To measure the bulk compression curve of each particle system, a confined uniaxial compression fixture largely following that of Cooper et al. [54] is manufactured out of a 304 stainless steel die body with nominal outer diameter of 25.40 mm and inner diameter of 6.35 mm. The compression rams consist of 52100 tool steel class Z no-go plug gauge pins with diameter of 6.347 ± 0.003 mm. The compression fixture is placed in an Instron 3367 load frame as illustrated in Fig. 4 with a 2530-10kN load cell. The compression fixture compliance is measured with load applied to the top ram via the Instron platen and no sample installed (Fig. 4a). Figure 4b illustrates the arrangement for compressing a small mass of particles at a rate of 0.1 mm/min until machine load limitations are reached at 9.9 kN. The height of the powder bed sample h is calculated from the Instron displacement measurement, the compliance curve, and ram lengths.

Fig. 4
figure 4

Schematic of powder compression fixture mounted between Instron 3367 platens. a Configuration with no sample for measurement of compression fixture compliance and b configuration for compressing a powder sample with a load applied to the top ram and calculated sample height, h

Fig. 5
figure 5

Silica sand and sodium chloride particle compression data from the 10 kN Instron 3367. Average measured single particle fracture strength of the 5 tests are annotated next to the representative particle compression data. Solid black lines represent the compression data. Equation 1 is fitted (dashed lines) to the data at high strains and extrapolated to the y-axis yielding an estimate of single particle fracture strength

The representative bulk compression data for the SS2 and SC1 particle systems are plotted in Fig. 5 as the natural logarithm of applied stress P versus the natural strain, \(\varepsilon = \ln (h_0/h)\). Solid black lines on Fig. 5 represent the compression data. Equation 1 is fitted to the data (dashed lines) at high strains and extrapolated to the y-axis yielding an estimate of single particle fracture strength. Extrapolated particle fracture strength for the average of 5 tests of each particle system is annotated on Fig. 5. Table 2 displays the average and standard deviations of 5 bulk particle mass measurements, initial bulk densities, bulk particle aspect ratios, and measured particle fracture strengths for each particle system tested. Similar data for repeat particle compression tests appear in Table A.7. Uncertainties in the reported values are due to compression fixture tolerances and load cell uncertainty. Bulk compressibility and compliance corrections were applied to the stress–strain data in post-processing.
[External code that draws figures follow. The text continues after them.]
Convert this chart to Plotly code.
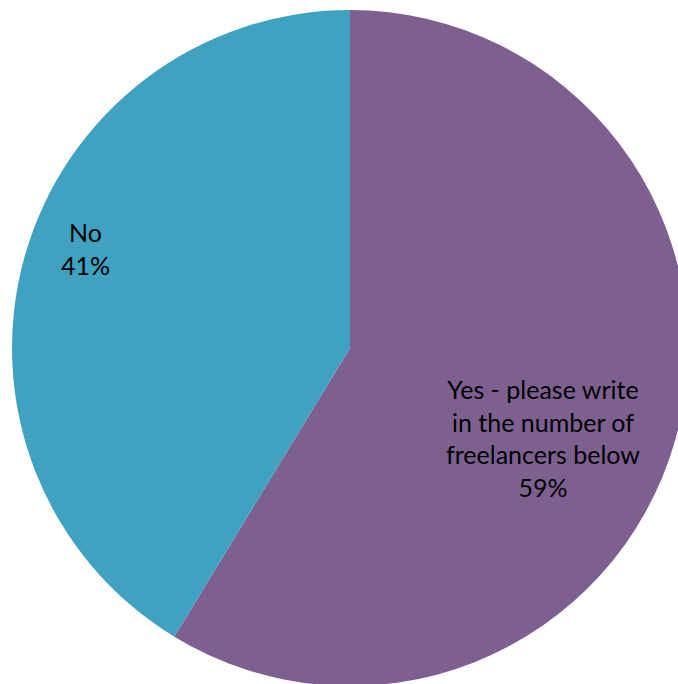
import plotly.graph_objects as go

labels = ["Yes - please write<br>in the number of<br>freelancers below", "No"]
values = [58.7, 41.3]
colors = ["#7d6090", "#40a1c1"]

W, H = 700, 700
cx, cy, r = 350, 348, 338  # pie centre / radius in pixels (from top-left)

fig = go.Figure(go.Pie(
    labels=labels,
    values=values,
    sort=False,
    direction="clockwise",
    rotation=0,
    marker=dict(colors=colors, line=dict(width=0)),
    textinfo="none",
    hoverinfo="label+percent",
    domain=dict(x=[(cx - r) / W, (cx + r) / W],
                y=[(H - cy - r) / H, (H - cy + r) / H]),
    showlegend=False,
))

label_pos = [(543, 438), (85, 248)]
total = sum(values)
for lab, v, (px, py) in zip(labels, values, label_pos):
    fig.add_annotation(
        x=px / W, y=1 - py / H, xref="paper", yref="paper",
        text=f"{lab}<br>{round(100 * v / total)}%",
        showarrow=False, xanchor="center", yanchor="middle",
        font=dict(family="Lato", size=25, color="#000000"),
        align="center",
    )

fig.update_layout(
    width=W, height=H,
    margin=dict(l=0, r=0, t=0, b=0),
    paper_bgcolor="white",
    plot_bgcolor="white",
)
fig.write_html(
    "out.html",
    config={"displayModeBar": False},
    post_script="document.body.style.margin='0';"
                "document.documentElement.style.overflow='hidden';"
                "document.body.style.overflow='hidden';",
)
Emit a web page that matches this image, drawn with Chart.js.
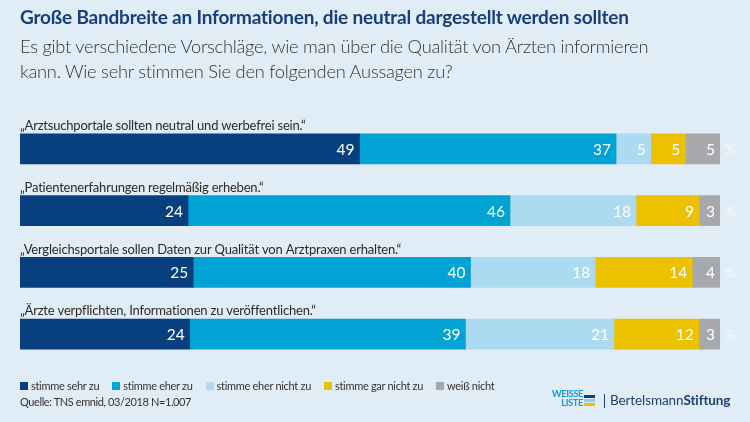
<!DOCTYPE html>
<html lang="de">
<head>
<meta charset="utf-8">
<script src="https://cdn.jsdelivr.net/npm/chart.js@4/dist/chart.umd.min.js"></script>
<style>
  html, body { margin:0; padding:0; }
  body { width:750px; height:422px; background:#e1edf6; position:relative; overflow:hidden; font-family: Lato, "Noto Sans", sans-serif; }
  #c { position:absolute; left:0; top:0; }
  .title { position:absolute; left:20px; top:5px; font-size:19px; font-weight:700; color:#163f7c; white-space:nowrap; letter-spacing:-0.2px; }
  .sub { position:absolute; left:20px; top:34px; font-size:18.3px; font-weight:300; color:#333; line-height:25px; letter-spacing:-0.25px; }
  #legend { position:absolute; left:20px; top:379px; font-size:11px; color:#333; white-space:nowrap; display:flex; letter-spacing:-0.3px; }
  #legend .item { display:flex; align-items:center; margin-right:13px; }
  #legend .box { width:8px; height:8px; margin-right:3px; }
  .src { position:absolute; left:20px; top:395px; font-size:11px; color:#333; white-space:nowrap; letter-spacing:-0.4px; }
  .wl { position:absolute; left:545px; top:389px; font-size:9.5px; font-weight:700; color:#1c9ad6; line-height:9px; text-align:right; width:38px; letter-spacing:-0.5px; }
  .wlbars { position:absolute; left:584px; top:395px; width:11px; }
  .wlbars div { height:2.5px; margin-bottom:1.5px; }
  .vsep { position:absolute; left:604px; top:394px; width:1px; height:14px; background:#1e3f72; }
  .bs { position:absolute; left:610px; top:392px; font-size:13.5px; color:#1e3f72; white-space:nowrap; letter-spacing:-0.1px; }
  .bs b { font-weight:700; }
</style>
</head>
<body>
<canvas id="c" width="750" height="422"></canvas>
<div class="title">Große Bandbreite an Informationen, die neutral dargestellt werden sollten</div>
<div class="sub">Es gibt verschiedene Vorschläge, wie man über die Qualität von Ärzten informieren<br>kann. Wie sehr stimmen Sie den folgenden Aussagen zu?</div>
<div id="legend"></div>
<div class="src">Quelle: TNS emnid, 03/2018 N=1.007</div>
<div class="wl">WEISSE<br>LISTE</div>
<div class="wlbars"><div style="background:#0a3f7f"></div><div style="background:#8fd0ee"></div><div style="background:#ecc100"></div></div>
<div class="vsep"></div>
<div class="bs">Bertelsmann<b>Stiftung</b></div>
<script>
const categories = [
  "„Arztsuchportale sollten neutral und werbefrei sein.“",
  "„Patientenerfahrungen regelmäßig erheben.“",
  "„Vergleichsportale sollen Daten zur Qualität von Arztpraxen erhalten.“",
  "„Ärzte verpflichten, Informationen zu veröffentlichen.“"
];
const seriesNames = ["stimme sehr zu", "stimme eher zu", "stimme eher nicht zu", "stimme gar nicht zu", "weiß nicht"];
const stimmeSehrZu      = [49, 24, 25, 24];
const stimmeEherZu      = [37, 46, 40, 39];
const stimmeEherNichtZu = [5, 18, 18, 21];
const stimmeGarNichtZu  = [5, 9, 14, 12];
const weissNicht        = [5, 3, 4, 3];
const seriesColors = ["#083f7f", "#00a3d4", "#acdaf0", "#ecc100", "#a6a8ab"];

const seriesValues = [stimmeSehrZu, stimmeEherZu, stimmeEherNichtZu, stimmeGarNichtZu, weissNicht];
// each row is drawn as a full-width (100 %) bar, as in the original graphic
const rowSums = categories.map((_, i) => seriesValues.reduce((s, arr) => s + arr[i], 0));

const datasets = seriesValues.map((arr, k) => ({
  label: seriesNames[k],
  data: arr.map((v, i) => v / rowSums[i] * 100),
  raw: arr,
  backgroundColor: seriesColors[k],
  borderWidth: 0,
  barThickness: 30,
  stack: "s"
}));

const labelPlugin = {
  id: "labels",
  afterDatasetsDraw(chart) {
    const ctx = chart.ctx;
    const area = chart.chartArea;
    ctx.save();
    ctx.textBaseline = "middle";
    chart.data.datasets.forEach((ds, k) => {
      const meta = chart.getDatasetMeta(k);
      meta.data.forEach((bar, i) => {
        ctx.fillStyle = "#ffffff";
        ctx.font = "15.5px Lato, 'Noto Sans', sans-serif";
        ctx.textAlign = "right";
        ctx.fillText(String(ds.raw[i]), bar.x - 5, bar.y + 1);
      });
    });
    const first = chart.getDatasetMeta(0);
    first.data.forEach((bar, i) => {
      ctx.fillStyle = "#f3f8fc";
      ctx.font = "15.5px Lato, 'Noto Sans', sans-serif";
      ctx.textAlign = "left";
      ctx.fillText("%", area.right + 4, bar.y + 1);
      ctx.fillStyle = "#2a2a2a";
      ctx.font = "13px Lato, 'Noto Sans', sans-serif";
      if ("letterSpacing" in ctx) ctx.letterSpacing = "-0.2px";
      ctx.fillText(chart.data.labels[i], area.left, bar.y - 23);
      if ("letterSpacing" in ctx) ctx.letterSpacing = "0px";
    });
    ctx.restore();
  }
};

const chart = new Chart(document.getElementById("c"), {
  type: "bar",
  data: { labels: categories, datasets },
  options: {
    indexAxis: "y",
    responsive: false,
    animation: false,
    layout: { padding: { left: 20, right: 30, top: 118, bottom: 57 } },
    scales: {
      x: { stacked: true, min: 0, max: 100, display: false },
      y: { stacked: true, display: false }
    },
    plugins: { legend: { display: false }, tooltip: { enabled: false } }
  },
  plugins: [labelPlugin]
});

const leg = document.getElementById("legend");
chart.data.datasets.forEach(ds => {
  const it = document.createElement("div");
  it.className = "item";
  const b = document.createElement("div");
  b.className = "box";
  b.style.background = ds.backgroundColor;
  const t = document.createElement("span");
  t.textContent = ds.label;
  it.appendChild(b); it.appendChild(t);
  leg.appendChild(it);
});
</script>
</body>
</html>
Table 2 Mean (standard deviation) for 5 tests of each particle system in terms of powder mass, initial bulk density \(\rho _0\), aspect ratio, and estimated particle fracture strength \(\tau _{0}^{'}\)

SS1 was not tested but is expected to have similar particle fracture strength to SS2 due to nearly identical size distributions. Other reported strength measurements for silica sand include 37 MPa yield stress for particles between 300 and 600 \(\mu\)m [55], and 61.76 MPa individual crushing strength for particles between 250 and 300 \(\mu\)m [56]. These values are lower than our apparent particle fracture strength measurements, but information on full particle size distribution and aspect ratio is lacking in other literature. No similar studies were found on the bulk compression of sodium chloride particles that quantify particle fracture strength. Measurement of particle fracture strength from bulk powder compression methods is subject to variability based on aspect ratio of initial powder height to diameter (wall friction effects), particle size and shape (friction, jamming effects), and compression rate [54]. While a direct data comparison to literature is limited, it is possible to conclude that the silica sand particles have an estimated fracture strength an order of magnitude larger than the sodium chloride particles used in our composites.
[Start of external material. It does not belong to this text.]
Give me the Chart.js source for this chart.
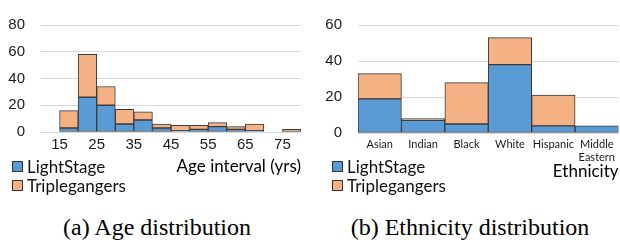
<!DOCTYPE html>
<html><head><meta charset="utf-8">
<script src="https://cdn.jsdelivr.net/npm/chart.js@4/dist/chart.umd.min.js"></script>
<style>
html,body{margin:0;padding:0;background:#fff;width:620px;height:242px;overflow:hidden;}
.wrap{position:absolute;top:0;width:310px;height:182px;}
.legend{position:absolute;font-family:Lato,sans-serif;font-size:17px;color:#111;}
.item{display:flex;align-items:center;height:19px;white-space:nowrap;}
.box{width:9px;height:9px;border:1px solid #333;margin-right:4px;}
.caption{position:absolute;top:213px;font-family:"Liberation Serif",serif;font-size:24px;color:#000;text-align:center;width:310px;line-height:28px;}
</style></head>
<body>
<div class="wrap" style="left:0"><canvas id="ageChart" width="310" height="182"></canvas></div>
<div class="wrap" style="left:310px"><canvas id="ethChart" width="310" height="182"></canvas></div>
<div class="legend" style="left:12px;top:157px">
  <div class="item"><span class="box" style="background:#5B9BD5"></span>LightStage</div>
  <div class="item"><span class="box" style="background:#F4B183"></span>Triplegangers</div>
</div>
<div class="legend" style="left:332px;top:157px">
  <div class="item"><span class="box" style="background:#5B9BD5"></span>LightStage</div>
  <div class="item"><span class="box" style="background:#F4B183"></span>Triplegangers</div>
</div>
<div class="caption" style="left:2px">(a) Age distribution</div>
<div class="caption" style="left:315px">(b) Ethnicity distribution</div>
<script>
// ---- data ----
const ageBins = [15, 20, 25, 30, 35, 40, 45, 50, 55, 60, 65, 70, 75];
const ageLightStage = [3, 26, 20, 6, 9, 3, 1, 2, 4, 2, 1, 0, 0];
const ageTriplegangers = [13, 32, 14, 11, 6, 3, 4, 3, 3, 2, 5, 0, 2];
const ageTicks = [15, 25, 35, 45, 55, 65, 75];
const ageYTicks = [0, 20, 40, 60, 80];

const ethnicities = ['Asian', 'Indian', 'Black', 'White', 'Hispanic', ['Middle', 'Eastern']];
const ethLightStage = [19, 7, 5, 38, 4, 4];
const ethTriplegangers = [14, 1, 23, 15, 17, 0];
const ethYTicks = [0, 20, 40, 60];

// ---- styles ----
const BLUE = '#5B9BD5', ORANGE = '#F4B183', EDGE = '#3a3a3a', GRID = '#d9d9d9', TXT = '#1a1a1a';
const binW = ageBins[1] - ageBins[0];
const barStyle = {borderColor: EDGE, borderWidth: 1, borderSkipped: false, barPercentage: 1, categoryPercentage: 1};

new Chart(document.getElementById('ageChart'), {
  type: 'bar',
  data: {
    datasets: [
      Object.assign({label: 'LightStage', backgroundColor: BLUE,
        data: ageBins.map((b, i) => ({x: b + binW / 2, y: ageLightStage[i]}))}, barStyle),
      Object.assign({label: 'Triplegangers', backgroundColor: ORANGE,
        data: ageBins.map((b, i) => ({x: b + binW / 2, y: ageTriplegangers[i]}))}, barStyle)
    ]
  },
  options: {
    responsive: false, animation: false, devicePixelRatio: 1,
    layout: {padding: {top: 9, right: 9, left: 0, bottom: 0}},
    plugins: {legend: {display: false}, tooltip: {enabled: false}},
    scales: {
      x: {
        type: 'linear', stacked: true, offset: false,
        min: ageBins[0] - binW, max: ageBins[ageBins.length - 1] + binW,
        afterBuildTicks: s => { s.ticks = ageTicks.map(v => ({value: v})); },
        afterFit: s => { s.height = 50; },
        grid: {display: false, drawTicks: false}, border: {display: false},
        ticks: {autoSkip: false, maxRotation: 0, padding: 4, color: TXT,
          font: {family: 'Liberation Sans', size: 15}},
        title: {display: true, text: 'Age interval (yrs)', align: 'end', color: '#000',
          font: {family: 'Lato', size: 17}, padding: {top: 0, bottom: 5}}
      },
      y: {
        stacked: true, min: ageYTicks[0], max: ageYTicks[ageYTicks.length - 1],
        afterBuildTicks: s => { s.ticks = ageYTicks.map(v => ({value: v})); },
        afterFit: s => { s.width = 41; },
        grid: {color: GRID, drawTicks: false, lineWidth: 1}, border: {display: false},
        ticks: {padding: 16, color: TXT, font: {family: 'Liberation Sans', size: 15}}
      }
    }
  }
});

new Chart(document.getElementById('ethChart'), {
  type: 'bar',
  data: {
    labels: ethnicities,
    datasets: [
      Object.assign({label: 'LightStage', backgroundColor: BLUE, data: ethLightStage}, barStyle),
      Object.assign({label: 'Triplegangers', backgroundColor: ORANGE, data: ethTriplegangers}, barStyle)
    ]
  },
  options: {
    responsive: false, animation: false, devicePixelRatio: 1,
    layout: {padding: {top: 18, right: 0, left: 0, bottom: 0}},
    plugins: {legend: {display: false}, tooltip: {enabled: false}},
    scales: {
      x: {
        stacked: true,
        afterFit: s => { s.height = 49; },
        grid: {display: false, drawTicks: false}, border: {display: false},
        ticks: {autoSkip: false, maxRotation: 0, padding: 5, color: TXT,
          font: {family: 'Lato', size: 11, lineHeight: 1.2}},
        title: {display: true, text: 'Ethnicity', align: 'end', color: '#000',
          font: {family: 'Lato', size: 17}, padding: {top: 0, bottom: 0}}
      },
      y: {
        stacked: true, min: ethYTicks[0], max: ethYTicks[ethYTicks.length - 1],
        afterBuildTicks: s => { s.ticks = ethYTicks.map(v => ({value: v})); },
        afterFit: s => { s.width = 48; },
        grid: {color: GRID, drawTicks: false, lineWidth: 1}, border: {display: false},
        ticks: {padding: 16, color: TXT, font: {family: 'Liberation Sans', size: 15}}
      }
    }
  }
});
</script>
</body></html>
3 Particle Influence on Quasistatic Compression Behavior of Composites

This section presents compression tests performed within the quasistatic regime where inertial forces are negligible and the sample is assumed to be in stress equilibrium during the slow rate compression. Monotonic testing has been used previously to characterize bulk stress–strain behavior while varying particle size [18] and solids loading (\(\le 50\)% weight) [1]. Cyclic testing combined with X-ray micro-computed tomography (micro-CT) in-situ [57] and ex-situ [19] on high solids loading polymer-particle composites has explored damage of these composites during loading cycles. Based on the quasistatic literature, material damage is most likely due to debonding of the polymer-particle interface which is known to occur at small strains [19, 24, 25]. Here, we explore the monotonic and cyclic compression behavior to assess the onset and accumulation of damage that must be occurring due to debonding at small strains and stresses much lower than the estimated particle fracture strength (Section 2.3).
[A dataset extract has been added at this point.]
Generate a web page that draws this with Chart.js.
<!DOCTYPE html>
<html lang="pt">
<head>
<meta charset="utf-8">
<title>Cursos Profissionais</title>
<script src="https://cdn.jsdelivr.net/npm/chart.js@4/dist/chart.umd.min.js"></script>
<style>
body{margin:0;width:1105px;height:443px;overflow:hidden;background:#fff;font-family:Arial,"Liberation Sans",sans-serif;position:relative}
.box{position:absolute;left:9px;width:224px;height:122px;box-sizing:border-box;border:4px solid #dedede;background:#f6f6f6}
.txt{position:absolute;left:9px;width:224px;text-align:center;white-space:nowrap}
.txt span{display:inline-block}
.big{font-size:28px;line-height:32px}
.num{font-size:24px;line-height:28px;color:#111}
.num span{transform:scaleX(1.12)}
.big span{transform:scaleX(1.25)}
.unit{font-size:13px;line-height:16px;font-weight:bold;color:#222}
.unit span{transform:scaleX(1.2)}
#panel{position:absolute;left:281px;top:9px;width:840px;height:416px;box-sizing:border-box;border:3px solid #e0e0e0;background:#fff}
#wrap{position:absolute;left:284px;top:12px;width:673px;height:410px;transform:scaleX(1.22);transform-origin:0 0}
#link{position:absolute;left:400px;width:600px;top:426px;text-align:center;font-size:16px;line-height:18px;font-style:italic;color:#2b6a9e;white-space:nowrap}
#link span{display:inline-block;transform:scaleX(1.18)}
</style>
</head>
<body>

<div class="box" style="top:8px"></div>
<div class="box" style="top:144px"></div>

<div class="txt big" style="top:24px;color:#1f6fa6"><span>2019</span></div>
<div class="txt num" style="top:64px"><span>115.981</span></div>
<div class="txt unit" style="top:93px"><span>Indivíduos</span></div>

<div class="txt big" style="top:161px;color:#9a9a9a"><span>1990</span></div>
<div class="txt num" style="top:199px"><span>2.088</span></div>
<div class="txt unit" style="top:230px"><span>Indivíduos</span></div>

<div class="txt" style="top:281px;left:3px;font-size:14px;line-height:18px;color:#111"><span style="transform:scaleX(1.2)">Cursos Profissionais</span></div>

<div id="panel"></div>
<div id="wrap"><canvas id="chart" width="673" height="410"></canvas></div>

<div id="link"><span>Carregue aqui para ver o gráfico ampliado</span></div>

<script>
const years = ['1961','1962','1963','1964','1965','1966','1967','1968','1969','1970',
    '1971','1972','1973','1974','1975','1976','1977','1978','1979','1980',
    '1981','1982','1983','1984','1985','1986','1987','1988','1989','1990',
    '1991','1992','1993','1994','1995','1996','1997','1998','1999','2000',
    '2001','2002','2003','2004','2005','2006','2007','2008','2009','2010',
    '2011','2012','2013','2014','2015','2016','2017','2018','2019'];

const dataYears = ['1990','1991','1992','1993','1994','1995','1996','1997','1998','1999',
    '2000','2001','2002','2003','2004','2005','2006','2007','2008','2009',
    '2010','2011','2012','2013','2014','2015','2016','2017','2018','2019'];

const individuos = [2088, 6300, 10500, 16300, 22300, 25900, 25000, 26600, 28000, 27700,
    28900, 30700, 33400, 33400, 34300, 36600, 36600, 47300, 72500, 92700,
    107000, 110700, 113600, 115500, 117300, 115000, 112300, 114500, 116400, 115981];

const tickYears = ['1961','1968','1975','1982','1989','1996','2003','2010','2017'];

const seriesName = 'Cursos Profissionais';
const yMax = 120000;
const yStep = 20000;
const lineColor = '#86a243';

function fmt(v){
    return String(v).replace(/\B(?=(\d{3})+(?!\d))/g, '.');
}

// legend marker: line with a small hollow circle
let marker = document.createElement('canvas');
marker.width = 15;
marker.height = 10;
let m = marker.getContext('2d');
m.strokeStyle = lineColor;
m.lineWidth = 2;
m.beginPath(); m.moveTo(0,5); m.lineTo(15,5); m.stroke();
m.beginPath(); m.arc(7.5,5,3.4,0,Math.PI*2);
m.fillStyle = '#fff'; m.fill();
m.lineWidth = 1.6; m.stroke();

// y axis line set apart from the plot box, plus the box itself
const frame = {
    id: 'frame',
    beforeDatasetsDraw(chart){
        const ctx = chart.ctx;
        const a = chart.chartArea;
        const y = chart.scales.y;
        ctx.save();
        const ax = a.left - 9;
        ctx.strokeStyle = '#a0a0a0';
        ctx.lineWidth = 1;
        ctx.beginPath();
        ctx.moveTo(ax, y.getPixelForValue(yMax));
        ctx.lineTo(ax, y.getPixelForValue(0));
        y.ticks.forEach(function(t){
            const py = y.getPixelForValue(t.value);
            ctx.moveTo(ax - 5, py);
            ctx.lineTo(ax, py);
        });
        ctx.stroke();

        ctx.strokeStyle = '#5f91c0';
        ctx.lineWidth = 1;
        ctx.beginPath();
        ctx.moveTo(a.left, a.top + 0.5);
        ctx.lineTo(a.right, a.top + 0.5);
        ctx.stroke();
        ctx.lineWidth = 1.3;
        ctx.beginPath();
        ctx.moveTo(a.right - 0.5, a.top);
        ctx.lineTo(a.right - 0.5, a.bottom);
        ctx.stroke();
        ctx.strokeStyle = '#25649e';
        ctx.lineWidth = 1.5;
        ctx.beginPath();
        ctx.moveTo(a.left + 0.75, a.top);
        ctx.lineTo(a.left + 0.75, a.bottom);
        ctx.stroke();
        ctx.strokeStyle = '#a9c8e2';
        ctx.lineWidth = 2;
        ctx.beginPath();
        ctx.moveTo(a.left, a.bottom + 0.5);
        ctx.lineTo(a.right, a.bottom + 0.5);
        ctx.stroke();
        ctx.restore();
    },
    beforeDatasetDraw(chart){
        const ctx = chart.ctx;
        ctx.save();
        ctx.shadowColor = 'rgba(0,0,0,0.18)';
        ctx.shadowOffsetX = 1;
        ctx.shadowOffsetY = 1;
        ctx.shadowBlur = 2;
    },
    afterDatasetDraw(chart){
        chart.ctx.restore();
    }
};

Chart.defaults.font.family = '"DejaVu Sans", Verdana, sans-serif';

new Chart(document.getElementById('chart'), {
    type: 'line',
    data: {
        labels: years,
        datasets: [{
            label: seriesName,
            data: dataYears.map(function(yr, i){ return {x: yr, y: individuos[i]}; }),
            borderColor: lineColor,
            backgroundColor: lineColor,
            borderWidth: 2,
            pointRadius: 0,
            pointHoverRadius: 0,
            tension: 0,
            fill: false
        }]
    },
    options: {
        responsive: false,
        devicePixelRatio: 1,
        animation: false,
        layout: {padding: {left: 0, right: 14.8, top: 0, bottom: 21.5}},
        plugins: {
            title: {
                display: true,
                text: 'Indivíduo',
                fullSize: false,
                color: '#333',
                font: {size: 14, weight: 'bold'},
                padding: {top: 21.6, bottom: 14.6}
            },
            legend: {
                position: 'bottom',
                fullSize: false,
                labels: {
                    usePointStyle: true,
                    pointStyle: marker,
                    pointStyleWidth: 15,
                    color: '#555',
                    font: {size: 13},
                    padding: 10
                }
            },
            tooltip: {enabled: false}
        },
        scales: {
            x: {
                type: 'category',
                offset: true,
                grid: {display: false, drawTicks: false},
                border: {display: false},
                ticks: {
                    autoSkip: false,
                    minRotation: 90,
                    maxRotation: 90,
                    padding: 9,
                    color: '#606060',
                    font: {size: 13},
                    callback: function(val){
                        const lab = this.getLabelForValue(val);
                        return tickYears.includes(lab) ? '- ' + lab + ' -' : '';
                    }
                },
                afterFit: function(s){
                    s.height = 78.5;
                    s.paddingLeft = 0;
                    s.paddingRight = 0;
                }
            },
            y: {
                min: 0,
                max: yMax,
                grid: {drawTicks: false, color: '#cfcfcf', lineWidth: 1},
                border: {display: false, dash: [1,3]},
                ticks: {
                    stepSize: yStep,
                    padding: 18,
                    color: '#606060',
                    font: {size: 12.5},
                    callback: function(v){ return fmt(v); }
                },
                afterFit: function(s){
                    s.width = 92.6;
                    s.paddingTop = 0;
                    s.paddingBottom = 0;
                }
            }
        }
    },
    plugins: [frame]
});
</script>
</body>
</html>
Both monotonic and cyclic tests were performed to characterize bulk material response and damage behavior of our binary composites with the different particle systems using an Instron 3367 load frame with a 2530-10kN load cell at a compression rate of 1.3 mm/minute per ASTM D695 Compression Testing of Rigid Plastics [58]. The data is corrected for apparatus compliance. Multiple tests for each type of compressive loading were performed to assess material behavior given the inherent randomness of particle arrangement within the bulk composite. Table 3 provides details of the text matrix including sample details of particle system, size, particle mass fraction (MF), particle volume fraction (VF), and solid density fraction (% theoretical maximum density) for all quasistatic compression experiments. Uncertainties in measured sample geometry and mass correspond to ±0.05 mm and ±0.5 mg. These propagate to particle mass fraction, volume fraction, and TMD uncertainties of ±1.0%, ±1.5%, and ±2.2% for all samples in Table 3.

Table 3 Test matrix for quasistatic compression tests. Test identifier, sample diameter and height, particle mass fraction (MF) and volume fraction (VF), and theoretical maximum density (TMD) are tabulated. MF and VF calculated from measurements of constituent mass and sample dimensions taken during fabrication

3.1 Monotonic Compression

Figure 6 plots the monotonic compressive response of four silica sand and four sodium chloride composites listed in Table 3. These curves exhibit the four regions outlined in [20] for polymer-particle composite compression behavior including 1) an initial nonlinear loading region as the compression platens contact the top and bottom surface of the composite, 2) a linear region where the composite is elastically compressing, 3) a region where the response begins to roll over and damage begins to occur, 4) a region of crush and significant loss of strength.

Fig. 6
figure 6

Monotonic compression stress–strain curves for the four silica sand and four sodium chloride tests of Table 3

From the data of Fig. 6, the compression modulus (calculated between stresses of 15% to 70% ultimate strength), ultimate strength, and strain at ultimate strength are tabulated for the composites in Table 4. Also given in Table 4 is the compression modulus for neat Sylgard 184® that was measured in a similar manner. The addition of fillers increases compression modulus by over two orders of magnitude in both composite systems as compared to the polymer alone. Uncertainty in the reported values comes from both load cell uncertainty and standard error of the mean.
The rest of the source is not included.